En este contexto de solapamiento de crisis de distintos tipos (crisis subjetiva de la clase trabajadora, crisis capitalista, crisis de la izquierda), la extrema derecha captura el malestar de la época. Esto abre la posibilidad de una nueva gran ofensiva contra la clase trabajadora, la cual podría poner en peligro las conquistas sobrevivientes del ciclo histórico anterior. Como dijo Angelo Tasca en los años 1930, el fascismo fue una «contrarrevolución póstuma y preventiva». Aunque ahora no hay amenazas revolucionarias, la extrema derecha tiene su propio carácter «póstumo y preventivo»: está ganando terreno en un contexto donde la izquierda y la clase trabajadora se han debilitado, pero aún conservan posiciones y conquistas históricas que representan un obstáculo para una ofensiva capitalista de gran escala.
Esta nueva situación no implica en absoluto, como afirman algunos sectores, la existencia de un radicalismo abstracto que pueda ser canalizado tanto por la izquierda como por la derecha. Quien tiene la iniciativa y está «radicalizada» es la derecha. Nuestro campo social está a la defensiva, intentando mantener sus posiciones. Pretender que la izquierda anticapitalista puede competir en un espacio común «antisistema» con la extrema derecha es una vía muerta, que lleva al aislamiento de un radicalismo desconectado de las realidades concretas. O, en una variante más perversa, a intentos de asimilación con sectores reaccionarios al incorporar temas del conservadurismo social, como lo hacen Sahra Wagenknecht en Alemania o el PC francés, lo cual finalmente contribuye a la normalización y banalización de las ideas de la extrema derecha.

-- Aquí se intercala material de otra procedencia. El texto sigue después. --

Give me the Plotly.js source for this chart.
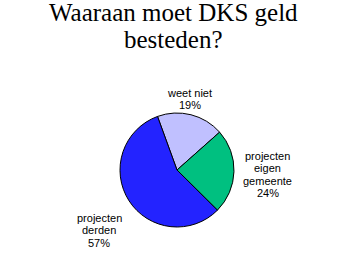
<!DOCTYPE html>
<html>
<head>
<meta charset="utf-8">
<script src="https://cdn.plot.ly/plotly-3.0.1.min.js"></script>
<style>html,body{margin:0;padding:0;background:#fff;}#chart{width:344px;height:278px;}</style>
</head>
<body>
<div id="chart"></div>
<script>
// Survey answers: where should DKS spend its money?
const titleLines = ["Waaraan moet DKS geld", "besteden?"];
const labels = ["weet niet", "projecten eigen gemeente", "projecten derden"];
const labelLines = [["weet niet"], ["projecten", "eigen", "gemeente"], ["projecten", "derden"]];
const values = [19, 24, 57];
const colors = ["#C0C0FF", "#00C080", "#2323FF"];

// Label block anchors (paper coords) for each slice's caption
const labelX = [0.552, 0.779, 0.288];
const labelTopPx = [86, 149, 211];

const W = 344, H = 278;
const lineH = 12.3;
const titleTopPx = -2.5, titleLineH = 27;
const total = values.reduce((a, b) => a + b, 0);

const annotations = [];

// Two-line heading, tight serif leading
titleLines.forEach((t, j) => {
  annotations.push({
    text: t,
    x: 0.505, xref: "paper", xanchor: "center",
    y: 1 - (titleTopPx + j * titleLineH) / H, yref: "paper", yanchor: "top",
    showarrow: false,
    font: {family: "'Times New Roman', 'Liberation Serif', serif", size: 25, color: "#000"},
    borderpad: 0
  });
});

labels.forEach((lab, i) => {
  const pct = Math.round(values[i] / total * 100) + "%";
  const lines = labelLines[i].concat([pct]);
  lines.forEach((t, j) => {
    const yPx = labelTopPx[i] + j * lineH;
    annotations.push({
      text: t,
      x: labelX[i], xref: "paper", xanchor: "center",
      y: 1 - yPx / H, yref: "paper", yanchor: "top",
      showarrow: false,
      font: {family: "Arial, 'Liberation Sans', sans-serif", size: 11, color: "#000"},
      borderpad: 0
    });
  });
});

const trace = {
  type: "pie",
  labels: labels,
  values: values,
  sort: false,
  direction: "clockwise",
  rotation: -20,
  textinfo: "none",
  hoverinfo: "label+percent",
  marker: {colors: colors, line: {color: "#000", width: 1}},
  domain: {x: [120 / W, 234 / W], y: [51 / H, 165 / H]},
  showlegend: false
};

const layout = {
  width: W, height: H,
  margin: {l: 0, r: 0, t: 0, b: 0},
  paper_bgcolor: "#fff",
  plot_bgcolor: "#fff",
  annotations: annotations,
  showlegend: false
};

Plotly.newPlot("chart", [trace], layout, {displayModeBar: false, staticPlot: true});
</script>
</body>
</html>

No existe una polarización como la que caracterizó los primeros años de la década de 1930. Es por ello que la reacción política al crecimiento de la extrema derecha con frecuencia se traduce en la recuperación de las organizaciones reformistas o progresistas tradicionales (PSOE, PT, PD italiano, etc.) y no en su hundimiento. Esto no debe sorprendernos. El ascenso de la ultraderecha al poder plantea la urgencia de derrotarla políticamente, y las clases populares recurren a los instrumentos mejor colocados para esa tarea, con independencia de sus limitaciones.
Asumir plenamente las características y tareas de un momento defensivo ayuda a salir de esta situación lo antes posible. Los socialistas debemos cumplir nuestro papel en un período que amenaza los derechos laborales, el sistema democrático y la vida asociativa de la clase trabajadora así como la cultura, la ciencia y los valores de la Ilustración. Si nos mostramos como el sector más fiel y consecuente en la defensa de lo que merece ser conservado, estaremos mejor preparados para impulsar las luchas ofensivas del próximo periodo.